__Given problem__. Produce an exact transcription of the listing below, omitting the pictures.
§
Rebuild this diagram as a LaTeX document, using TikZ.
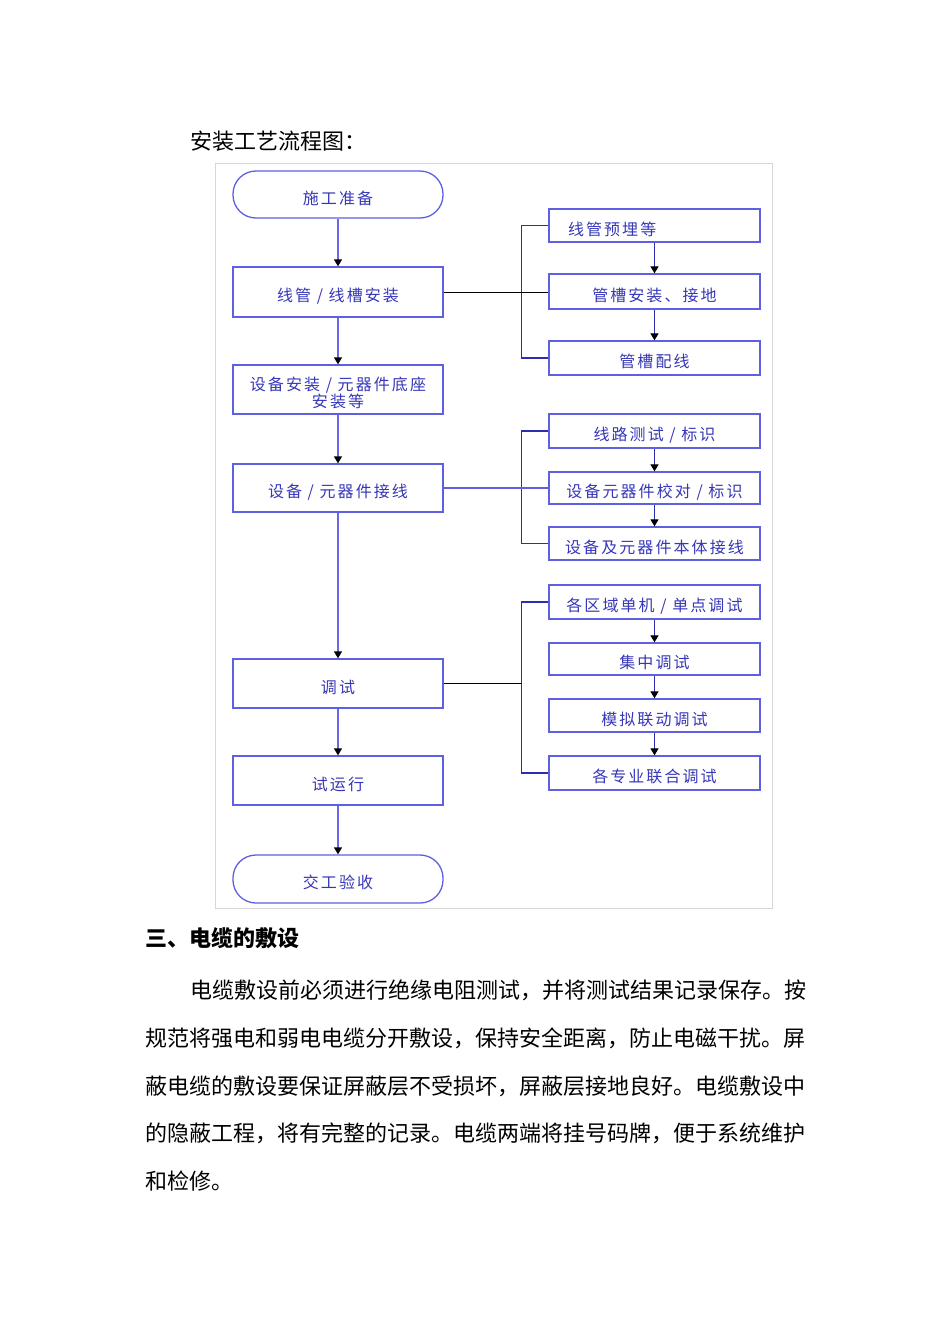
\documentclass[tikz,border=0pt]{standalone}
\usepackage{fontspec}
\setmainfont{Noto Sans CJK SC}
\newfontfamily\boxfont[LetterSpace=13]{Noto Sans CJK SC}
\usetikzlibrary{arrows.meta}
\definecolor{txtblue}{RGB}{55,55,185}
\definecolor{boxblue}{RGB}{95,95,225}
\definecolor{lineblue}{RGB}{105,105,230}
\definecolor{brkblue}{RGB}{45,45,175}
\definecolor{framegray}{RGB}{215,215,215}
\begin{document}
\begin{tikzpicture}[x=1pt,y=-1pt,
  lbox/.style={draw=boxblue, line width=1.3pt, minimum width=210pt, inner sep=0pt,
    font=\boxfont\fontsize{16}{17}\selectfont, text=txtblue, fill=white,
    text height=21.5pt, text depth=2pt},
  rbox/.style={draw=boxblue, line width=1.3pt, minimum width=211pt, inner sep=0pt,
    font=\boxfont\fontsize{16}{17}\selectfont, text=txtblue, fill=white,
    text height=21pt, text depth=2pt},
  stad/.style={lbox, rounded corners=23pt},
  arr/.style={draw=lineblue, line width=1.3pt, -{Triangle[width=8pt,length=7pt,color=black]}},
  rarr/.style={draw=brkblue, line width=1.1pt, -{Triangle[width=8pt,length=7pt,color=black]}},
  brk/.style={draw=brkblue, line width=1.1pt},
  plain/.style={inner sep=0pt, anchor=west, font=\fontsize{22}{22}\selectfont, text=black}
]
\useasboundingbox[fill=white] (0,0) rectangle (950,1344);

% title
\node[plain] (title) at (190,141) {安装工艺流程图：};

% frame
\draw[framegray, line width=1pt] (215,163) rectangle (772,908);

% left column
\node[stad, minimum height=47pt] (s)  at (338,194.5) {施工准备};
\node[lbox, minimum height=49pt, align=center, text height=38pt, text depth=2pt] (b2) at (338,389.5) {设备安装 / 元器件底座\\安装等};
\node[lbox, minimum height=50pt] (b1) at (338,292) {线管 / 线槽安装};
\node[lbox, minimum height=48pt] (b3) at (338,488) {设备 / 元器件接线};
\node[lbox, minimum height=49pt] (b4) at (338,683.5) {调试};
\node[lbox, minimum height=49pt] (b5) at (338,780.5) {试运行};
\node[stad, minimum height=48pt] (e)  at (338,879) {交工验收};

\draw[arr] (s) -- (b1);
\draw[arr] (b1) -- (b2);
\draw[arr] (b2) -- (b3);
\draw[arr] (b3) -- (b4);
\draw[arr] (b4) -- (b5);
\draw[arr] (b5) -- (e);

% right column
\node[rbox, minimum height=33pt, text width=173pt, align=left, inner xsep=19pt] (r1) at (654.5,225.5) {线管预埋等};
\node[rbox, minimum height=35pt] (r2) at (654.5,291.5) {管槽安装、接地};
\node[rbox, minimum height=34pt] (r3) at (654.5,358) {管槽配线};
\node[rbox, minimum height=34pt] (r4) at (654.5,431) {线路测试 / 标识};
\node[rbox, minimum height=32pt] (r5) at (654.5,488) {设备元器件校对 / 标识};
\node[rbox, minimum height=33pt] (r6) at (654.5,543.5) {设备及元器件本体接线};
\node[rbox, minimum height=34pt] (r7) at (654.5,602) {各区域单机 / 单点调试};
\node[rbox, minimum height=32pt] (r8) at (654.5,659) {集中调试};
\node[rbox, minimum height=33pt] (r9) at (654.5,715.5) {模拟联动调试};
\node[rbox, minimum height=34pt] (r10) at (654.5,773) {各专业联合调试};

\draw[rarr] (r1) -- (r2);
\draw[rarr] (r2) -- (r3);
\draw[rarr] (r4) -- (r5);
\draw[rarr] (r5) -- (r6);
\draw[rarr] (r7) -- (r8);
\draw[rarr] (r8) -- (r9);
\draw[rarr] (r9) -- (r10);

% brackets
\draw[brk] (r1.west) -- ++(-27,0) |- (r3.west);
\draw[brk] (r4.west) -- ++(-27,0) |- (r6.west);
\draw[brk] (r7.west) -- ++(-27,0) |- (r10.west);

% connectors
\draw[black, line width=1pt] (b1.east) -- (b1.east -| r2.west);
\draw[boxblue, line width=1.3pt] (b3.east) -- (b3.east -| r5.west);
\coordinate (j3) at (522,683.5);
\draw[black, line width=1pt] (b4.east) -- (j3);

% text below
\node[plain, font=\bfseries\fontsize{22}{22}\selectfont] (h) at (145,938) {三、电缆的敷设};
\node[plain] (p1) at (190,990) {电缆敷设前必须进行绝缘电阻测试，并将测试结果记录保存。按};
\node[plain] (p2) at (145,1038) {规范将强电和弱电电缆分开敷设，保持安全距离，防止电磁干扰。屏};
\node[plain] (p3) at (145,1086) {蔽电缆的敷设要保证屏蔽层不受损坏，屏蔽层接地良好。电缆敷设中};
\node[plain] (p4) at (145,1133) {的隐蔽工程，将有完整的记录。电缆两端将挂号码牌，便于系统维护};
\node[plain] (p5) at (145,1181) {和检修。};
\end{tikzpicture}
\end{document}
§
__Worked answer__.
Rebuild this diagram as a LaTeX document, using TikZ.
\documentclass[tikz,border=0pt]{standalone}
\usepackage{fontspec}
\setmainfont{Noto Sans CJK SC}
\newfontfamily\boxfont[LetterSpace=13]{Noto Sans CJK SC}
\usetikzlibrary{arrows.meta}
\definecolor{txtblue}{RGB}{55,55,185}
\definecolor{boxblue}{RGB}{95,95,225}
\definecolor{lineblue}{RGB}{105,105,230}
\definecolor{brkblue}{RGB}{45,45,175}
\definecolor{framegray}{RGB}{215,215,215}
\begin{document}
\begin{tikzpicture}[x=1pt,y=-1pt,
  lbox/.style={draw=boxblue, line width=1.3pt, minimum width=210pt, inner sep=0pt,
    font=\boxfont\fontsize{16}{17}\selectfont, text=txtblue, fill=white,
    text height=21.5pt, text depth=2pt},
  rbox/.style={draw=boxblue, line width=1.3pt, minimum width=211pt, inner sep=0pt,
    font=\boxfont\fontsize{16}{17}\selectfont, text=txtblue, fill=white,
    text height=21pt, text depth=2pt},
  stad/.style={lbox, rounded corners=23pt},
  arr/.style={draw=lineblue, line width=1.3pt, -{Triangle[width=8pt,length=7pt,color=black]}},
  rarr/.style={draw=brkblue, line width=1.1pt, -{Triangle[width=8pt,length=7pt,color=black]}},
  brk/.style={draw=brkblue, line width=1.1pt},
  plain/.style={inner sep=0pt, anchor=west, font=\fontsize{22}{22}\selectfont, text=black}
]
\useasboundingbox[fill=white] (0,0) rectangle (950,1344);

% title
\node[plain] (title) at (190,141) {安装工艺流程图：};

% frame
\draw[framegray, line width=1pt] (215,163) rectangle (772,908);

% left column
\node[stad, minimum height=47pt] (s)  at (338,194.5) {施工准备};
\node[lbox, minimum height=49pt, align=center, text height=38pt, text depth=2pt] (b2) at (338,389.5) {设备安装 / 元器件底座\\安装等};
\node[lbox, minimum height=50pt] (b1) at (338,292) {线管 / 线槽安装};
\node[lbox, minimum height=48pt] (b3) at (338,488) {设备 / 元器件接线};
\node[lbox, minimum height=49pt] (b4) at (338,683.5) {调试};
\node[lbox, minimum height=49pt] (b5) at (338,780.5) {试运行};
\node[stad, minimum height=48pt] (e)  at (338,879) {交工验收};

\draw[arr] (s) -- (b1);
\draw[arr] (b1) -- (b2);
\draw[arr] (b2) -- (b3);
\draw[arr] (b3) -- (b4);
\draw[arr] (b4) -- (b5);
\draw[arr] (b5) -- (e);

% right column
\node[rbox, minimum height=33pt, text width=173pt, align=left, inner xsep=19pt] (r1) at (654.5,225.5) {线管预埋等};
\node[rbox, minimum height=35pt] (r2) at (654.5,291.5) {管槽安装、接地};
\node[rbox, minimum height=34pt] (r3) at (654.5,358) {管槽配线};
\node[rbox, minimum height=34pt] (r4) at (654.5,431) {线路测试 / 标识};
\node[rbox, minimum height=32pt] (r5) at (654.5,488) {设备元器件校对 / 标识};
\node[rbox, minimum height=33pt] (r6) at (654.5,543.5) {设备及元器件本体接线};
\node[rbox, minimum height=34pt] (r7) at (654.5,602) {各区域单机 / 单点调试};
\node[rbox, minimum height=32pt] (r8) at (654.5,659) {集中调试};
\node[rbox, minimum height=33pt] (r9) at (654.5,715.5) {模拟联动调试};
\node[rbox, minimum height=34pt] (r10) at (654.5,773) {各专业联合调试};

\draw[rarr] (r1) -- (r2);
\draw[rarr] (r2) -- (r3);
\draw[rarr] (r4) -- (r5);
\draw[rarr] (r5) -- (r6);
\draw[rarr] (r7) -- (r8);
\draw[rarr] (r8) -- (r9);
\draw[rarr] (r9) -- (r10);

% brackets
\draw[brk] (r1.west) -- ++(-27,0) |- (r3.west);
\draw[brk] (r4.west) -- ++(-27,0) |- (r6.west);
\draw[brk] (r7.west) -- ++(-27,0) |- (r10.west);

% connectors
\draw[black, line width=1pt] (b1.east) -- (b1.east -| r2.west);
\draw[boxblue, line width=1.3pt] (b3.east) -- (b3.east -| r5.west);
\coordinate (j3) at (522,683.5);
\draw[black, line width=1pt] (b4.east) -- (j3);

% text below
\node[plain, font=\bfseries\fontsize{22}{22}\selectfont] (h) at (145,938) {三、电缆的敷设};
\node[plain] (p1) at (190,990) {电缆敷设前必须进行绝缘电阻测试，并将测试结果记录保存。按};
\node[plain] (p2) at (145,1038) {规范将强电和弱电电缆分开敷设，保持安全距离，防止电磁干扰。屏};
\node[plain] (p3) at (145,1086) {蔽电缆的敷设要保证屏蔽层不受损坏，屏蔽层接地良好。电缆敷设中};
\node[plain] (p4) at (145,1133) {的隐蔽工程，将有完整的记录。电缆两端将挂号码牌，便于系统维护};
\node[plain] (p5) at (145,1181) {和检修。};
\end{tikzpicture}
\end{document}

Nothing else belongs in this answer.